Hukum industri berperan penting dalam
memberantas pihak-pihak yang melanggar batas-batas dari keseluruhan Hak
Kekayaan Intelektual (HAKI). Berikut beberapa Undang-Undang yang mengatur
sanksi bagi pelanggar hak atas kekayaan intelektual seperti pembajakan dan
pemalsuan software.
1.
Pasal 27 UU ITE Tahun 2008:
Setiap orang dengan sengaja dan tanpa hak mendistribusikan
dan atau mentransmisikan dan atau membuat dapat diaksesnya informasi elektronik
dan atau dokumen elektronik yang memiliki muatan yang melanggar kesusilaan.
Ancaman pidana pasal 45(1) KUHP. Pidana penjara paling lama 6(enam) tahun dan
atau denda paling banyak Rp.1.000.000.000,00 (satu milyar rupiah).

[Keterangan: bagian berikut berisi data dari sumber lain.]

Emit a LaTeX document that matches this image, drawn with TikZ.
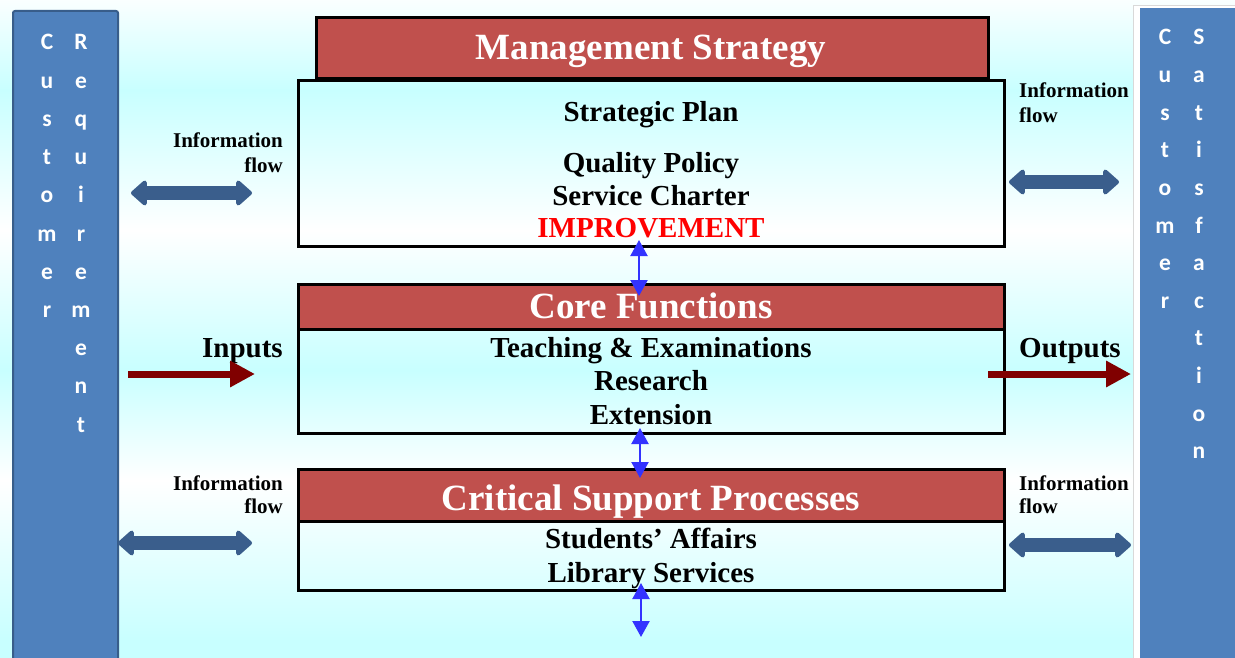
\documentclass[tikz,border=0pt]{standalone}
\usepackage{fontspec}
\setmainfont{Liberation Serif}
\newfontfamily\barfont{Carlito}
\usetikzlibrary{arrows.meta}
\definecolor{bgcyan}{RGB}{200,255,255}
\definecolor{bgwhite}{RGB}{250,255,255}
\definecolor{hdrred}{RGB}{192,80,77}
\definecolor{barblue}{RGB}{79,129,189}
\definecolor{barline}{RGB}{56,93,138}
\definecolor{infoblue}{RGB}{58,94,140}
\definecolor{vblue}{RGB}{51,51,255}
\definecolor{inred}{RGB}{128,0,0}
\begin{document}
\begin{tikzpicture}[x=1pt,y=-1pt,
  hdrbox/.style={draw=black, line width=2.6pt, fill=hdrred, inner sep=0pt, anchor=north west},
  bodybox/.style={draw=black, line width=2.6pt, inner sep=0pt, anchor=north west},
  hdrtext/.style={anchor=base, inner sep=0pt, text=white, font=\bfseries\fontsize{37}{40}\selectfont},
  itm/.style={anchor=base, inner sep=0pt, font=\bfseries\fontsize{29}{32}\selectfont},
  infotext/.style={anchor=base, inner sep=0pt, font=\bfseries\fontsize{21}{25}\selectfont},
  barletter/.style={anchor=base, inner sep=0pt, text=white, font=\barfont\bfseries\fontsize{23.5}{25}\selectfont},
  infoarrow/.style={line width=14pt, draw=infoblue, {Triangle[length=17pt 0 0, width=29pt 0 0, round]}-{Triangle[length=17pt 0 0, width=29pt 0 0, round]}},
  varrow/.style={line width=2.2pt, draw=vblue, {Triangle[length=16pt 0 0, width=17pt 0 0]}-{Triangle[length=16pt 0 0, width=17pt 0 0]}},
  ioarrow/.style={line width=7pt, draw=inred, -{Triangle[length=25pt 0 0, width=25pt 0 0]}}
]
\useasboundingbox (0,0) rectangle (1235,658);
% background bands
\shade[top color=bgwhite, bottom color=bgcyan] (0,0) rectangle (1235,91);
\shade[top color=bgcyan, bottom color=white] (0,90) rectangle (1235,231);
\shade[top color=white, bottom color=bgcyan] (0,230) rectangle (1235,371);
\shade[top color=bgcyan, bottom color=white] (0,370) rectangle (1235,481);
\shade[top color=white, bottom color=bgcyan] (0,480) rectangle (1235,641);
\fill[bgcyan] (0,640) rectangle (1235,658);

% left bar
\node[draw=barline, line width=2pt, fill=barblue, rounded corners=2pt, minimum width=105pt, minimum height=660pt, anchor=north west, inner sep=0pt] (lbar) at (12,10) {};
\foreach \l [count=\i] in {C,u,s,t,o,m,e,r}
  \node[barletter] (lc\i) at (47,{50+38.2*(\i-1)}) {\l};
\foreach \l [count=\i] in {R,e,q,u,i,r,e,m,e,n,t}
  \node[barletter] (lr\i) at (81,{50+38.2*(\i-1)}) {\l};

% right bar
\node[draw=black!15, line width=1pt, fill=white, minimum width=110pt, minimum height=670pt, anchor=north west, inner sep=0pt] (rbarshadow) at (1133,5) {};
\node[fill=barblue, minimum width=100pt, minimum height=660pt, anchor=north west, inner sep=0pt] (rbar) at (1140,8) {};
\foreach \l [count=\i] in {C,u,s,t,o,m,e,r}
  \node[barletter] (rc\i) at (1165,{45+37.6*(\i-1)}) {\l};
\foreach \l [count=\i] in {S,a,t,i,s,f,a,c,t,i,o,n}
  \node[barletter] (rs\i) at (1199,{45+37.6*(\i-1)}) {\l};

% management
\node[hdrbox, minimum width=672pt, minimum height=61pt] (mshdr) at (315,16) {};
\node[hdrtext] (mstitle) at (651,60) {Management Strategy};
\node[bodybox, minimum width=706pt, minimum height=166pt] (msbody) at (297,79) {};
\node[itm] (sp) at (651,122) {Strategic Plan};
\node[itm] (qp) at (651,172) {Quality Policy};
\node[itm] (sc) at (651,205) {Service Charter};
\node[itm, text=red] (imp) at (651,237) {IMPROVEMENT};

% core functions
\node[hdrbox, minimum width=706pt, minimum height=45pt] (cfhdr) at (297,283) {};
\node[hdrtext] (cftitle) at (651,318) {Core Functions};
\node[bodybox, minimum width=706pt, minimum height=104pt] (cfbody) at (297,328) {};
\node[itm] (te) at (651,357) {Teaching \& Examinations};
\node[itm] (re) at (651,390) {Research};
\node[itm] (ex) at (651,424) {Extension};

% critical support
\node[hdrbox, minimum width=706pt, minimum height=52pt] (cshdr) at (297,468) {};
\node[hdrtext] (cstitle) at (651,510) {Critical Support Processes};
\node[bodybox, minimum width=706pt, minimum height=69pt] (csbody) at (297,520) {};
\node[itm] (sa) at (651,548) {Students’ Affairs};
\node[itm] (ls) at (651,582) {Library Services};

% vertical arrows
\coordinate (v1a) at (639,240); \coordinate (v1b) at (639,296);
\coordinate (v2a) at (640,428); \coordinate (v2b) at (640,478);
\coordinate (v3a) at (641,583); \coordinate (v3b) at (641,637);
\draw[varrow] (v1a) -- (v1b);
\draw[varrow] (v2a) -- (v2b);
\draw[varrow] (v3a) -- (v3b);

% information flow labels
\node[infotext, anchor=base east] (ilt1) at (283,148) {Information};
\node[infotext, anchor=base east] (ilt2) at (283,173) {flow};
\node[infotext, anchor=base east] (ilb1) at (283,490) {Information};
\node[infotext, anchor=base east] (ilb2) at (283,513) {flow};
\node[infotext, anchor=base west] (irt1) at (1019,98) {Information};
\node[infotext, anchor=base west] (irt2) at (1019,123) {flow};
\node[infotext, anchor=base west] (irb1) at (1019,490) {Information};
\node[infotext, anchor=base west] (irb2) at (1019,513) {flow};

% information flow arrows
\coordinate (a1l) at (131,193); \coordinate (a1r) at (252,193);
\coordinate (a2l) at (118,543); \coordinate (a2r) at (252,543);
\coordinate (a3l) at (1009,182); \coordinate (a3r) at (1119,182);
\coordinate (a4l) at (1009,545); \coordinate (a4r) at (1131,545);
\draw[infoarrow] (a1l) -- (a1r);
\draw[infoarrow] (a2l) -- (a2r);
\draw[infoarrow] (a3l) -- (a3r);
\draw[infoarrow] (a4l) -- (a4r);

% inputs / outputs
\node[itm, anchor=base east] (inp) at (283,357) {Inputs};
\node[itm, anchor=base west] (outp) at (1019,357) {Outputs};
\coordinate (inA) at (128,374); \coordinate (inB) at (255,374);
\coordinate (outA) at (988,374); \coordinate (outB) at (1131,374);
\draw[ioarrow] (inA) -- (inB);
\draw[ioarrow] (outA) -- (outB);
\end{tikzpicture}
\end{document}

Diatur pula
dalam KUHP pasal 282 mengenai kejahatan terhadap kesusilaan.
2.
Pasal 28 UU ITE Tahun 2008:
Setiap orang yang sengaja tanpa hak menyebarkan dengan bohong
dan menyesatkan yang mengakibatkan kerugian konsumen dalam transaksi
elektronik.
3.
Pasal 29 UU ITE Tahun 2008:
Setiap orang dengan sengaja dan tanpa hak mengirimkan
informasi elektronik yang berisi ancaman kekerasan atau menakut-nakuti yang
ditujukan secara pribadi (Cyber Stalking).
Ancaman pidana 45(3) Setiap orang yang memenuhi unsur sebagaimana dimaksud
dalam pasal 29 dipidana dengan pidana penjara paling lama 12 (dua belas) tahun
dan atau denda paling banyak Rp. 2.000.000.000,00 (Dua milyar rupiah).
4.
Pasal 30 UU ITE Tahun 2008 ayat 3:
Setiap orang yang sengaja dan tanpa hak atau melawan hukum
mengakses komputer dan atau sistem elektronik dengan cara apapun dengan
melanggar, menerobos, melampaui, atau menjebol sistem pengaman (cracking, hacking, illegal access).
Ancaman pidana pasal 46 ayat 3 setiap orang yang memenuhi unsur sebagaimana
dimaksud dalam pasal 30 ayat 3 dipidana dengan pidana penjara paling lama 8 (delapan)
dan atau denda paling banyak Rp.800.000.000,00 (delapan ratus juta rupiah).